# Given information
========================

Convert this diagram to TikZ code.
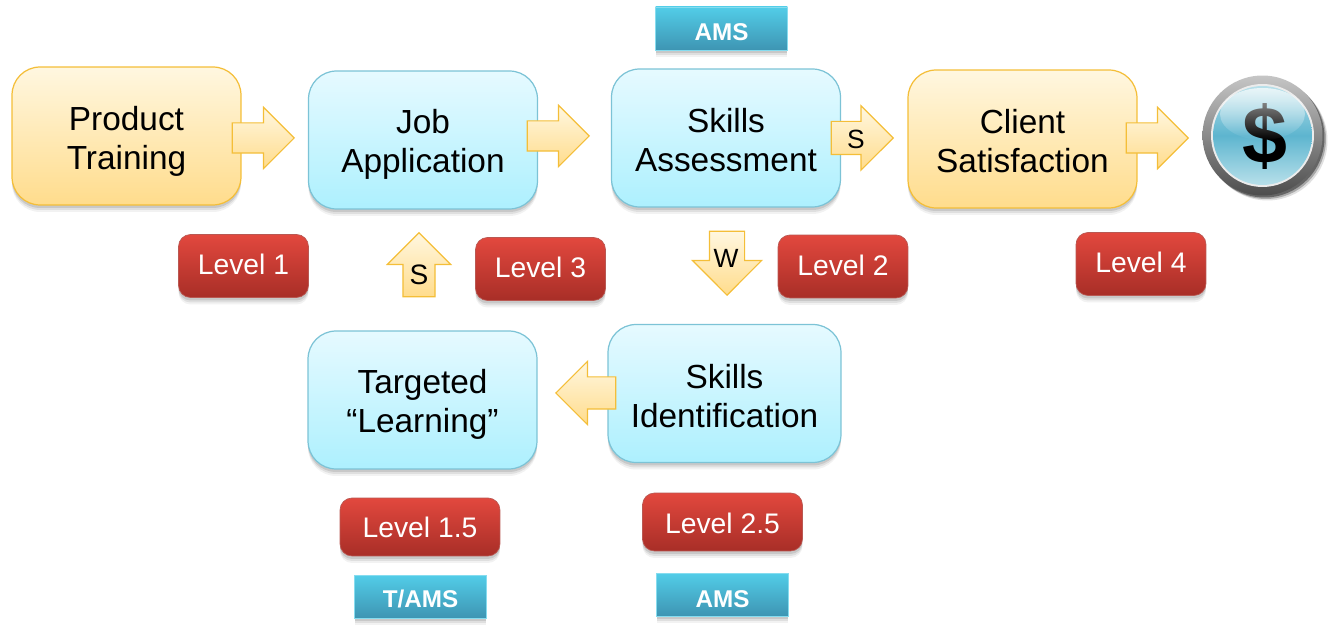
\documentclass[tikz,border=0pt]{standalone}
\usepackage{fontspec}
\setmainfont{Liberation Sans}
\usetikzlibrary{shapes.arrows,shadows,fadings}
\definecolor{bluetop}{HTML}{E6FAFF}
\definecolor{bluebot}{HTML}{ADF0FE}
\definecolor{blueline}{HTML}{7CC3D6}
\definecolor{goldtop}{HTML}{FFF7E0}
\definecolor{goldbot}{HTML}{FFDC8C}
\definecolor{goldline}{HTML}{F4BE38}
\definecolor{redtop}{HTML}{E2483E}
\definecolor{redbot}{HTML}{A82E27}
\definecolor{tealtop}{HTML}{52CDE8}
\definecolor{tealbot}{HTML}{3E95B3}
\definecolor{coinlight}{HTML}{B8E0EA}
\definecolor{coinmid}{HTML}{5DB5CF}
\tikzset{
softshadow/.style={
  drop shadow={shadow xshift=0cm,shadow yshift=-0.14cm,opacity=.05,fill=black},
  drop shadow={shadow xshift=0cm,shadow yshift=-0.10cm,opacity=.08,fill=black},
  drop shadow={shadow xshift=0cm,shadow yshift=-0.06cm,opacity=.10,fill=black}},
stage/.style={
  draw,rounded corners=0.56cm,line width=0.7pt,softshadow,align=center,
  minimum width=4.58cm,minimum height=2.76cm,inner sep=0pt,text depth=0pt,
  font=\fontsize{19}{22.3}\selectfont},
bluestage/.style={stage,draw=blueline,top color=bluetop,bottom color=bluebot},
goldstage/.style={stage,draw=goldline,top color=goldtop,bottom color=goldbot},
level/.style={
  draw=redbot!80!white,rounded corners=0.24cm,softshadow,text=white,
  top color=redtop,bottom color=redbot,text depth=0pt,
  minimum width=2.6cm,minimum height=1.26cm,inner sep=0pt,
  font=\fontsize{16.1}{19}\selectfont},
tool/.style={
  draw=tealtop!70!white,softshadow,text=white,text depth=0pt,
  top color=tealtop,bottom color=tealbot,
  minimum width=2.64cm,minimum height=0.86cm,inner sep=0pt,
  font=\fontsize{13.8}{16}\selectfont\bfseries},
flow/.style={
  draw=goldline,line width=0.7pt,top color=goldtop,bottom color=goldbot,
  single arrow,single arrow head extend=0.31cm,inner xsep=0pt,inner ysep=0.29cm,
  minimum height=1.24cm,anchor=tip},
flowup/.style={flow,inner ysep=0pt,inner xsep=#1},
flowtext/.style={inner sep=0pt,font=\fontsize{15}{18}\selectfont},
coinpart/.style={circle,inner sep=0pt}
}
\tikzfading[name=glossfade,top color=transparent!30,bottom color=transparent!100]

\begin{document}
\begin{tikzpicture}[x=0.02cm,y=-0.02cm]
\useasboundingbox (0,0) rectangle (1340,634);

% stages
\node[goldstage,text height=38.5pt] (product) at (126.5,136) {Product\\Training};
\node[bluestage,text height=37.4pt] (jobapp) at (423,140) {Job\\Application};
\node[bluestage,text height=38pt] (assess) at (726,138) {Skills\\Assessment};
\node[goldstage,text height=38pt] (client) at (1022.5,139) {Client\\Satisfaction};
\node[bluestage,text height=36.8pt] (targeted) at (422.5,400) {Targeted\\“Learning”};
\node[bluestage,text height=38.5pt,minimum width=4.66cm] (identify) at (724.5,393.5) {Skills\\Identification};

% levels
\node[level,text height=9.4pt] (lvlone) at (243.5,266) {Level 1};
\node[level,text height=9.4pt] (lvlthree) at (540.5,269) {Level 3};
\node[level,text height=10.5pt] (lvltwo) at (843,266.5) {Level 2};
\node[level,text height=9.4pt] (lvlfour) at (1141,264) {Level 4};
\node[level,text height=11.5pt,minimum width=3.2cm,minimum height=1.16cm] (lvlonefive) at (420,527) {Level 1.5};
\node[level,text height=12.6pt,minimum width=3.2cm,minimum height=1.16cm] (lvltwofive) at (722.5,522) {Level 2.5};

% tools
\node[tool,text height=13.4pt] (amstop) at (721.5,28.5) {AMS};
\node[tool,text height=12.3pt] (tams) at (420.5,596.5) {T/AMS};
\node[tool,text height=14.6pt] (amsbot) at (722.5,594.5) {AMS};

% arrows
\node[flow] (arrprod) at (295,138) {};
\node[flow] (arrjob) at (590,136) {};
\node[flow,inner ysep=0.32cm] (arrassess) at (894,138) {};
\node[flow] (arrclient) at (1189,138) {};
\node[flowup=0.31cm,shape border rotate=90,minimum height=1.28cm] (arrlearn) at (419,232) {};
\node[flowup=0.34cm,shape border rotate=270,minimum height=1.28cm,single arrow head extend=0.34cm] (arrskills) at (727,296) {};
\node[flow,shape border rotate=180,inner ysep=0.31cm,minimum height=1.2cm] (arrident) at (555,393) {};
\node[flowtext] (lblassess) at (856,139) {S};
\node[flowtext,font=\fontsize{16}{18}\selectfont] (lbllearn) at (419,275) {S};
\node[flowtext] (lblskills) at (726,258) {W};

% dollar button
\node[coinpart,minimum size=2.4cm,top color=gray!45,bottom color=black!70,
  drop shadow={shadow xshift=0.1cm,shadow yshift=-0.1cm,opacity=.12,fill=black},
  drop shadow={shadow xshift=0.07cm,shadow yshift=-0.07cm,opacity=.25,fill=black},
  drop shadow={shadow xshift=0.04cm,shadow yshift=-0.04cm,opacity=.4,fill=black}] (coin) at (1262.5,135.5) {};
\node[coinpart,minimum size=2.06cm,fill=white!85!gray] (coinrim) at (coin.center) {};
\node[coinpart,minimum size=1.98cm,top color=coinlight,bottom color=coinlight,middle color=coinmid] (coinface) at (coin.center) {};
\node[font=\fontsize{46}{46}\selectfont\bfseries,text=black,inner sep=0pt] (dollar) at (1265,137) {\$};
\fill[white,path fading=glossfade] (1262.5,114) ellipse[x radius=0.85cm,y radius=0.52cm];
\end{tikzpicture}
\end{document}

========================

# Directive
Give back the whole listing as it stands, minus its pictures.

# Correct answer
Convert this diagram to TikZ code.
\documentclass[tikz,border=0pt]{standalone}
\usepackage{fontspec}
\setmainfont{Liberation Sans}
\usetikzlibrary{shapes.arrows,shadows,fadings}
\definecolor{bluetop}{HTML}{E6FAFF}
\definecolor{bluebot}{HTML}{ADF0FE}
\definecolor{blueline}{HTML}{7CC3D6}
\definecolor{goldtop}{HTML}{FFF7E0}
\definecolor{goldbot}{HTML}{FFDC8C}
\definecolor{goldline}{HTML}{F4BE38}
\definecolor{redtop}{HTML}{E2483E}
\definecolor{redbot}{HTML}{A82E27}
\definecolor{tealtop}{HTML}{52CDE8}
\definecolor{tealbot}{HTML}{3E95B3}
\definecolor{coinlight}{HTML}{B8E0EA}
\definecolor{coinmid}{HTML}{5DB5CF}
\tikzset{
softshadow/.style={
  drop shadow={shadow xshift=0cm,shadow yshift=-0.14cm,opacity=.05,fill=black},
  drop shadow={shadow xshift=0cm,shadow yshift=-0.10cm,opacity=.08,fill=black},
  drop shadow={shadow xshift=0cm,shadow yshift=-0.06cm,opacity=.10,fill=black}},
stage/.style={
  draw,rounded corners=0.56cm,line width=0.7pt,softshadow,align=center,
  minimum width=4.58cm,minimum height=2.76cm,inner sep=0pt,text depth=0pt,
  font=\fontsize{19}{22.3}\selectfont},
bluestage/.style={stage,draw=blueline,top color=bluetop,bottom color=bluebot},
goldstage/.style={stage,draw=goldline,top color=goldtop,bottom color=goldbot},
level/.style={
  draw=redbot!80!white,rounded corners=0.24cm,softshadow,text=white,
  top color=redtop,bottom color=redbot,text depth=0pt,
  minimum width=2.6cm,minimum height=1.26cm,inner sep=0pt,
  font=\fontsize{16.1}{19}\selectfont},
tool/.style={
  draw=tealtop!70!white,softshadow,text=white,text depth=0pt,
  top color=tealtop,bottom color=tealbot,
  minimum width=2.64cm,minimum height=0.86cm,inner sep=0pt,
  font=\fontsize{13.8}{16}\selectfont\bfseries},
flow/.style={
  draw=goldline,line width=0.7pt,top color=goldtop,bottom color=goldbot,
  single arrow,single arrow head extend=0.31cm,inner xsep=0pt,inner ysep=0.29cm,
  minimum height=1.24cm,anchor=tip},
flowup/.style={flow,inner ysep=0pt,inner xsep=#1},
flowtext/.style={inner sep=0pt,font=\fontsize{15}{18}\selectfont},
coinpart/.style={circle,inner sep=0pt}
}
\tikzfading[name=glossfade,top color=transparent!30,bottom color=transparent!100]

\begin{document}
\begin{tikzpicture}[x=0.02cm,y=-0.02cm]
\useasboundingbox (0,0) rectangle (1340,634);

% stages
\node[goldstage,text height=38.5pt] (product) at (126.5,136) {Product\\Training};
\node[bluestage,text height=37.4pt] (jobapp) at (423,140) {Job\\Application};
\node[bluestage,text height=38pt] (assess) at (726,138) {Skills\\Assessment};
\node[goldstage,text height=38pt] (client) at (1022.5,139) {Client\\Satisfaction};
\node[bluestage,text height=36.8pt] (targeted) at (422.5,400) {Targeted\\“Learning”};
\node[bluestage,text height=38.5pt,minimum width=4.66cm] (identify) at (724.5,393.5) {Skills\\Identification};

% levels
\node[level,text height=9.4pt] (lvlone) at (243.5,266) {Level 1};
\node[level,text height=9.4pt] (lvlthree) at (540.5,269) {Level 3};
\node[level,text height=10.5pt] (lvltwo) at (843,266.5) {Level 2};
\node[level,text height=9.4pt] (lvlfour) at (1141,264) {Level 4};
\node[level,text height=11.5pt,minimum width=3.2cm,minimum height=1.16cm] (lvlonefive) at (420,527) {Level 1.5};
\node[level,text height=12.6pt,minimum width=3.2cm,minimum height=1.16cm] (lvltwofive) at (722.5,522) {Level 2.5};

% tools
\node[tool,text height=13.4pt] (amstop) at (721.5,28.5) {AMS};
\node[tool,text height=12.3pt] (tams) at (420.5,596.5) {T/AMS};
\node[tool,text height=14.6pt] (amsbot) at (722.5,594.5) {AMS};

% arrows
\node[flow] (arrprod) at (295,138) {};
\node[flow] (arrjob) at (590,136) {};
\node[flow,inner ysep=0.32cm] (arrassess) at (894,138) {};
\node[flow] (arrclient) at (1189,138) {};
\node[flowup=0.31cm,shape border rotate=90,minimum height=1.28cm] (arrlearn) at (419,232) {};
\node[flowup=0.34cm,shape border rotate=270,minimum height=1.28cm,single arrow head extend=0.34cm] (arrskills) at (727,296) {};
\node[flow,shape border rotate=180,inner ysep=0.31cm,minimum height=1.2cm] (arrident) at (555,393) {};
\node[flowtext] (lblassess) at (856,139) {S};
\node[flowtext,font=\fontsize{16}{18}\selectfont] (lbllearn) at (419,275) {S};
\node[flowtext] (lblskills) at (726,258) {W};

% dollar button
\node[coinpart,minimum size=2.4cm,top color=gray!45,bottom color=black!70,
  drop shadow={shadow xshift=0.1cm,shadow yshift=-0.1cm,opacity=.12,fill=black},
  drop shadow={shadow xshift=0.07cm,shadow yshift=-0.07cm,opacity=.25,fill=black},
  drop shadow={shadow xshift=0.04cm,shadow yshift=-0.04cm,opacity=.4,fill=black}] (coin) at (1262.5,135.5) {};
\node[coinpart,minimum size=2.06cm,fill=white!85!gray] (coinrim) at (coin.center) {};
\node[coinpart,minimum size=1.98cm,top color=coinlight,bottom color=coinlight,middle color=coinmid] (coinface) at (coin.center) {};
\node[font=\fontsize{46}{46}\selectfont\bfseries,text=black,inner sep=0pt] (dollar) at (1265,137) {\$};
\fill[white,path fading=glossfade] (1262.5,114) ellipse[x radius=0.85cm,y radius=0.52cm];
\end{tikzpicture}
\end{document}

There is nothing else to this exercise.